The past two weeks have been about the most persuasive argument for knee-based TV dinners we're likely to have. I mean, Mo Farah's gold or two hours sweating over the polenta pot? Usain Bolt cleaving the air or you chopping a carrot? There just isn't much competition, as with the chaps themselves.

Two weeks of microwave bings and rubbery ready meals then?

Not a bit, thanks to Carluccio's releasing its new pre-prepared Italian meals in time for the opening ceremony.

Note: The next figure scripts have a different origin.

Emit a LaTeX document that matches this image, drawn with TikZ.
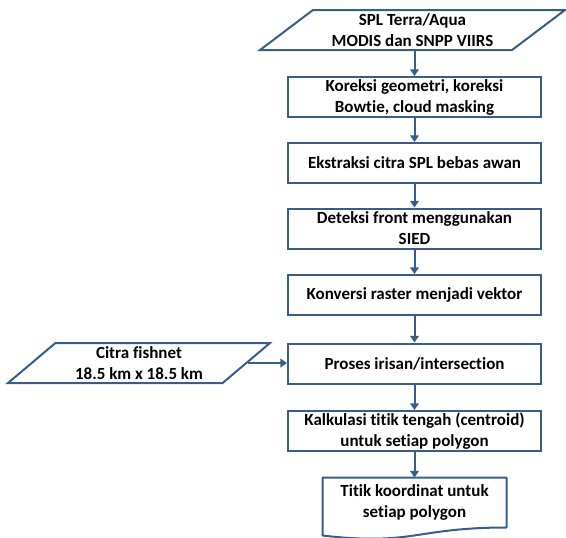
\documentclass[tikz,border=0pt]{standalone}
\usepackage{fontspec}
\setmainfont{Carlito}[Ligatures=NoCommon]
\usetikzlibrary{shapes.geometric,arrows.meta,calc}
\definecolor{flowblue}{RGB}{56,93,138}
\tikzset{every picture/.style={line width=0.75pt}}
\tikzset{
  flowtext/.style={align=center, inner sep=1pt, font=\bfseries\fontsize{12.75}{15.75}\selectfont},
  procbox/.style={flowtext, draw=flowblue, line width=1.5pt, minimum width=189.75pt, minimum height=30pt},
  databox/.style={flowtext, draw=flowblue, line width=1.5pt, shape=trapezium, trapezium stretches body, minimum height=30pt},
  flowarrow/.style={draw=flowblue, line width=1.5pt, -{Triangle[length=5pt,width=6.5pt]}}
}

\begin{document}
\begin{tikzpicture}[x=0.75pt,y=0.75pt,yscale=-1,xscale=1]
\useasboundingbox (0,0) rectangle (566,537);

%Input data
\node [databox, trapezium left angle=34, trapezium right angle=146, minimum width=228.75pt] (spl) at (412.5,30) {SPL Terra/Aqua\\MODIS dan SNPP VIIRS};
\node [databox, trapezium left angle=37, trapezium right angle=143, minimum width=196.5pt] (fishnet) at (139,363) {Citra fishnet\\18.5 km x 18.5 km};
\coordinate (fishout) at ($(fishnet.top right corner)!0.5!(fishnet.bottom right corner)$);

%Process steps
\node [procbox] (koreksi) at (414.5,97) {Koreksi geometri, koreksi\\Bowtie, cloud masking};
\node [procbox] (ekstraksi) at (414.5,163) {Ekstraksi citra SPL bebas awan};
\node [procbox] (deteksi) at (414.5,228.5) {Deteksi front menggunakan\\SIED};
\node [procbox] (konversi) at (414.5,295) {Konversi raster menjadi vektor};
\node [procbox] (irisan) at (414.5,363.5) {Proses irisan/intersection};
\node [procbox] (kalkulasi) at (414.5,431) {Kalkulasi titik tengah (centroid)\\untuk setiap polygon};

%Document output
\node [flowtext, minimum width=137.25pt, minimum height=36.75pt] (titik) at (414.5,502.5) {Titik koordinat untuk\\setiap polygon};
\draw [draw=flowblue, line width=1.5pt, line join=round] (titik.north west) -- (titik.north east) -- (titik.south east) .. controls (titik.south) and ($(titik.south)+(0,18.5)$) .. ($(titik.south west)+(0,8)$) -- cycle;

%Connectors
\draw [flowarrow] (koreksi.north |- spl.south) -- (koreksi.north);
\draw [flowarrow] (koreksi) -- (ekstraksi);
\draw [flowarrow] (ekstraksi) -- (deteksi);
\draw [flowarrow] (deteksi) -- (konversi);
\draw [flowarrow] (konversi) -- (irisan);
\draw [flowarrow] (irisan) -- (kalkulasi);
\draw [flowarrow] (kalkulasi) -- (titik.north);
\draw [flowarrow] (fishout) -- (fishout -| irisan.west);
\end{tikzpicture}
\end{document}
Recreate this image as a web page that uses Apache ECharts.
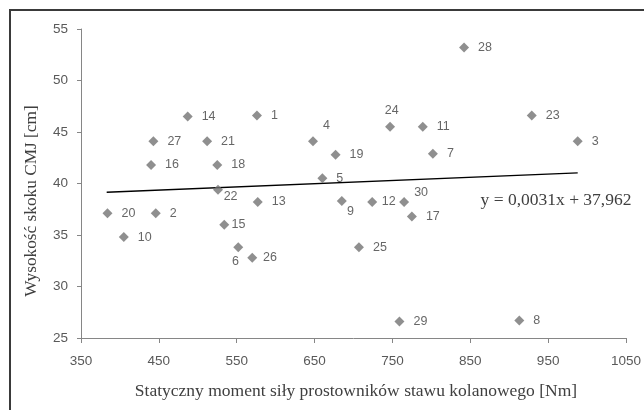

Best of a fine bunch is the lasagne. The first thing to know about it is that it's massive, seven layers deep, with a soffritto ragu of minced beef, pork and pancetta, crowned with parmesan, mozzarella and a lake of béchamel.

The second thing to know about it is that it was so nice I used a spoon to scrape off the last vestiges of it from the tin it comes in.

£6 ( serves 2), carluccios.com

Eat me

This week I ate my own head. Well, sort of – I actually ate a bit of cake, unsolicited but not unwelcome, on whose smooth top had been printed a facsimile of my face. It remains one of the stranger things sent to me, ranking up there with the screen-printed A3 version of this column and a Cadbury's chocolate bar with my name printed across the front. A colleague remarked that it made me look like "a daytime-TV presenter," but that fault maybe lies with me rather than the cake, which was, incidentally, 6in wide and a chocolate sponge.

£14, bakerdays.com

Winning eats

We may not be able to jump, run, cycle or wang a javelin like them, but we can eat the same dinner. Vegetarian athletes at the village have been treated to dishes made from Fry's Vegetarian Mince. Apparently the choice comes down to the fact that it is Kosher, Halaal, Shuddha (suitable for Hindus) and Hare Krishna-friendly, which surely must be some sort of record. But the real question is: what does it taste like? My verdict: well, as, er, soy-based, onion-free imitations of mince goes, it isn't too bad at all.

£3.19, goodnessdirect.co.uk

Bee healthy

The Finnish Olympic team swore by it and it was reputed that Muhammed Ali used to use it, but who knew you could even eat bee pollen? Not me. The minuscule granules contain all 22 amino acids and are said to be a good short-term energy booster. Chef Mark Hix uses them as a sprinkle in some of his desserts. All well and good, but what I want to know is how do they persuade the bees to give it up?

£13.29, selfridges.com

Fit to drink

The Dr Dre Beats pop-up for the Olympics in London's Shoreditch House has drawn more off-duty Olympians than the village's condom dispenser. I've had occasion to visit, too, and have spied a trend: the Croatians seemed to like gin; the Brits, beer. But the Americans flew the Stars and Stripes, and seemed to want only Coca Cola.